Wednesday, October 26, 2011

The Breathing Exercise To Unblock The Nose by Artour Rakhimov, PhD

There is a simple breathing exercise to unblock the nose developed by Russian doctors. About 200 doctors taught it to thousands of their patients. Most patients, according to published studies of these doctors, could unblock their nose in about 2-3 minutes.

Steps to follow

Pinch your nose and start walking quickly with your nose pinched and your mouth closed. You probably will be able to make 20-30 steps. Hold your breath until you get a strong desire to breathe (air hunger). Sit down with your spine absolutely straight and focus on your breathing. After releasing your nose, while sitting, resume your breathing but keep the mouth closed. Instead of taking your usual big inhalation, take a smaller inhalation and then immediately relax all muscles, especially upper chest and all other breathing muscles. Take another (smaller) inhalation and again completely relax. With each breath, take a small or reduced inhalation and then completely relax. The goal is to preserve this level of air hunger for 2-3 minutes with maximum possible relaxation of the body. The breathing is frequent during this reduced or shallow breathing but this is OK.

If later your breathing becomes heavy, your nose will get blocked again. Then you can repeat this exercise. You can download the free PDF manual “How to maintain nasal breathing 24/7” from here:

Our breathing pattern has profound effects on circulation and blood supply to all tissues. For example, breathing through the mouth affects hundreds of biochemical and physiological processes in the human body. Sleeping on the back can make breathing about 2 times heavier reducing oxygenation and triggering sleep apnea, mouth breathing, headaches, anxiety, panic attacks, and many other problems.

If you retrain your breathing pattern, so that after your exhalation, you can comfortably hold your breath for 25 or more seconds after your usual exhalation, your problem with the blocked nose will disappear. Thus, a permanent solution to the problem of a blocked nose is to have normal breathing parameters 24/7 to sustain good body oxygenation.

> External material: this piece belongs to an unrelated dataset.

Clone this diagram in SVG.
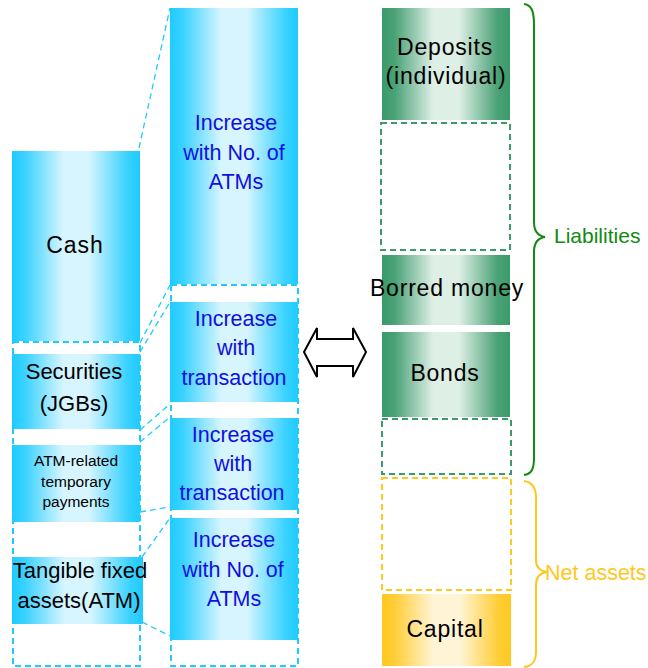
<svg xmlns="http://www.w3.org/2000/svg" width="648" height="668" viewBox="0 0 648 668">
<defs>
<linearGradient id="gBlue" x1="0" y1="0" x2="1" y2="0">
<stop offset="0" stop-color="#1ECBFF"/><stop offset="0.1" stop-color="#3AD2FF"/><stop offset="0.4" stop-color="#D6F5FF"/><stop offset="0.6" stop-color="#D6F5FF"/><stop offset="0.9" stop-color="#3AD2FF"/><stop offset="1" stop-color="#1ECBFF"/>
</linearGradient>
<linearGradient id="gGreen" x1="0" y1="0" x2="1" y2="0">
<stop offset="0" stop-color="#3A9A6A"/><stop offset="0.1" stop-color="#4AA276"/><stop offset="0.4" stop-color="#DEEFE6"/><stop offset="0.6" stop-color="#DEEFE6"/><stop offset="0.9" stop-color="#4AA276"/><stop offset="1" stop-color="#3A9A6A"/>
</linearGradient>
<linearGradient id="gYellow" x1="0" y1="0" x2="1" y2="0">
<stop offset="0" stop-color="#FFC81E"/><stop offset="0.1" stop-color="#FFCE38"/><stop offset="0.4" stop-color="#FFF5D6"/><stop offset="0.6" stop-color="#FFF5D6"/><stop offset="0.9" stop-color="#FFCE38"/><stop offset="1" stop-color="#FFC81E"/>
</linearGradient>
</defs>
<style>
text{font-family:"Liberation Sans",Arial,sans-serif;text-anchor:middle}
.blk{fill:#000;font-size:22px}
.rgt{fill:#000;font-size:23px;letter-spacing:0.8px}
.blu{fill:#1010E0;font-size:21.5px}
.bdash{fill:none;stroke:#1ECBFF;stroke-width:2;stroke-dasharray:6 4}
.gdash{fill:none;stroke:#3A9A6A;stroke-width:2;stroke-dasharray:6 4}
.ydash{fill:none;stroke:#FFC81E;stroke-width:2;stroke-dasharray:6 4}
.conn{fill:none;stroke:#1ECBFF;stroke-width:1.3;stroke-dasharray:6 4}
</style>

<!-- left column -->
<g id="left-frame"><rect class="bdash" x="13" y="342" width="127" height="324"/></g>
<g id="cash"><rect x="12" y="151" width="128" height="190" fill="url(#gBlue)"/><text class="blk" x="75" y="253" style="font-size:23px;letter-spacing:1px">Cash</text></g>
<g id="securities"><rect x="12" y="354" width="128" height="75" fill="url(#gBlue)"/><text class="blk" x="74" y="379">Securities</text><text class="blk" x="74" y="411">(JGBs)</text></g>
<g id="atm-payments"><rect x="12" y="445" width="128" height="77" fill="url(#gBlue)"/><text class="blk" x="76" y="466" style="font-size:15.5px">ATM-related</text><text class="blk" x="76" y="487" style="font-size:15.5px">temporary</text><text class="blk" x="76" y="507" style="font-size:15.5px">payments</text></g>
<g id="tangible"><rect x="12" y="557" width="131" height="67" fill="url(#gBlue)"/><text class="blk" x="80" y="578">Tangible fixed</text><text class="blk" x="79" y="608">assets(ATM)</text></g>

<!-- middle column -->
<g id="mid-frame"><rect class="bdash" x="171" y="285" width="127" height="381"/></g>
<g id="inc-atms-1"><rect x="170" y="8" width="128" height="276" fill="url(#gBlue)"/><text class="blu" x="236" y="130">Increase</text><text class="blu" x="234" y="160">with No. of</text><text class="blu" x="236" y="189">ATMs</text></g>
<g id="inc-trans-1"><rect x="170" y="302" width="128" height="100" fill="url(#gBlue)"/><text class="blu" x="236" y="326">Increase</text><text class="blu" x="236" y="355">with</text><text class="blu" x="234" y="385">transaction</text></g>
<g id="inc-trans-2"><rect x="170" y="418" width="128" height="92" fill="url(#gBlue)"/><text class="blu" x="233" y="442">Increase</text><text class="blu" x="233" y="471">with</text><text class="blu" x="232" y="500">transaction</text></g>
<g id="inc-atms-2"><rect x="170" y="518" width="128" height="122" fill="url(#gBlue)"/><text class="blu" x="234" y="547">Increase</text><text class="blu" x="233" y="577">with No. of</text><text class="blu" x="234" y="606">ATMs</text></g>

<!-- right column -->
<g id="deposits"><rect x="382" y="8" width="128" height="112" fill="url(#gGreen)"/><text class="rgt" x="445" y="55">Deposits</text><text class="rgt" x="446" y="84">(individual)</text></g>
<g id="liab-gap-1"><rect class="gdash" x="381" y="123" width="129" height="127"/></g>
<g id="borrowed"><rect x="382" y="255" width="128" height="70" fill="url(#gGreen)"/><text class="rgt" x="447" y="296">Borred money</text></g>
<g id="bonds"><rect x="382" y="332" width="128" height="85" fill="url(#gGreen)"/><text class="rgt" x="445" y="381">Bonds</text></g>
<g id="liab-gap-2"><rect class="gdash" x="382" y="419" width="129" height="55"/></g>
<g id="net-gap"><rect class="ydash" x="382" y="478" width="129" height="112"/></g>
<g id="capital"><rect x="382" y="594" width="129" height="72" fill="url(#gYellow)"/><text class="rgt" x="445" y="637">Capital</text></g>

<!-- braces -->
<g id="liabilities">
<path d="M524,4 C532,5 534,12 534,25 L534,222 C534,232 538,236 545,237 C538,238 534,242 534,252 L534,458 C534,470 531,474 524,475" fill="none" stroke="#108A10" stroke-width="2"/>
<text x="554" y="243" style="font-size:21px;fill:#108A10;text-anchor:start">Liabilities</text>
</g>
<g id="net-assets">
<path d="M524,481 C532,482 536,488 536,498 L536,560 C536,568 540,571 547,572 C540,573 536,577 536,585 L536,652 C536,662 532,666 524,667" fill="none" stroke="#FFC81E" stroke-width="2"/>
<text x="545" y="580" style="font-size:21.5px;fill:#FFC81E;text-anchor:start">Net assets</text>
</g>

<!-- connectors -->
<g id="connectors">
<line class="conn" x1="139" y1="148" x2="170" y2="8"/>
<line class="conn" x1="140" y1="343" x2="170" y2="285"/>
<line class="conn" x1="140" y1="352" x2="170" y2="302"/>
<line class="conn" x1="140" y1="430" x2="170" y2="404"/>
<line class="conn" x1="140" y1="442" x2="170" y2="417"/>
<line class="conn" x1="140" y1="512" x2="170" y2="507"/>
<line class="conn" x1="142" y1="557" x2="170" y2="518"/>
<line class="conn" x1="142" y1="622" x2="170" y2="636"/>
<path d="M304,352 L317,328 L317,339 L353,339 L353,328 L366,352 L353,377 L353,366 L317,366 L317,377 Z" fill="#fff" stroke="#000" stroke-width="2"/>
</g>
</svg>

This test (stress-free breath holding time after one’s usual exhalation) or body oxygen content (in seconds) is the main health-measuring tool of the Buteyko breathing self-oxygenating therapy developed by leading Russian physiologist Konstantin Buteyko, MD, PhD. He trained about 200 Russian medical professionals to appply this therapy on sick patients. The therapy was approved by Russian Minister of Health for treatment of asthma and heart disease.